The Deluxe Reverb runs at 22 watts through a single 12-inch speaker. At moderate to high volumes, it begins to break up naturally — the power tubes push into saturation in a way that the Twin, with its much larger headroom, never does at equivalent stage volume. This makes the Deluxe a better choice for players who want some of their overdrive to come from the amp itself, or who are playing rooms where 85 watts would be too loud to control properly. For most club-sized shows with PA support, the Deluxe is the more practical tool and the easier amp to make sound good quickly.

Both are the right answer depending on the gig. The point is that both will be available, both will work, and you already know how to use both.

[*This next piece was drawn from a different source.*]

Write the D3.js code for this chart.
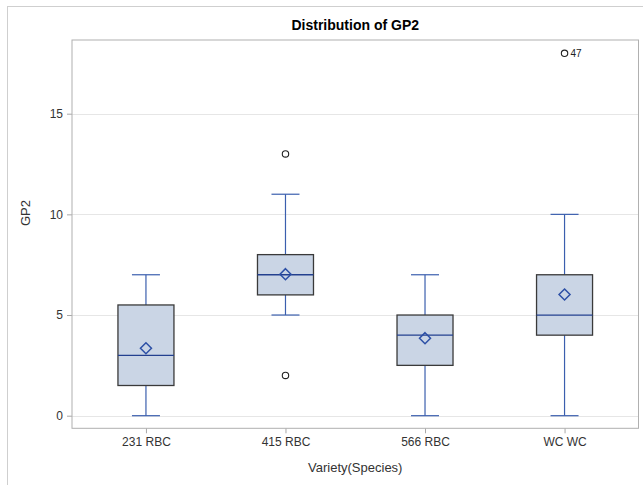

The Counter-Argument and Why It Loses

The argument against the Fender combo as a backline standard is that players with specific tonal requirements — high gain, extreme low end, complex modulation rigs — may find the Fender's clean platform insufficient or wrong for their needs. This is true and not the point. Nobody is suggesting that a metal guitarist who plays through a tube-screamer-into-high-gain-head setup should switch to a Twin Reverb because backline rental is easier. The argument is narrower: for the range of music where a clean platform and pedalboard-driven tone makes sense, which is a significant portion of contemporary guitar music, the Fender combo is the best available backline solution because it is good, consistent, and present everywhere simultaneously.

The alternative — flying with a full amp rig, shipping ahead, or trusting whatever arrives — all have higher failure rates and higher costs than calling a backline company and asking for a Twin. The Fender combo is not the best amp for every guitarist. It is the best backline amp for most guitarists, in most cities, on most nights. That is a more useful thing to be.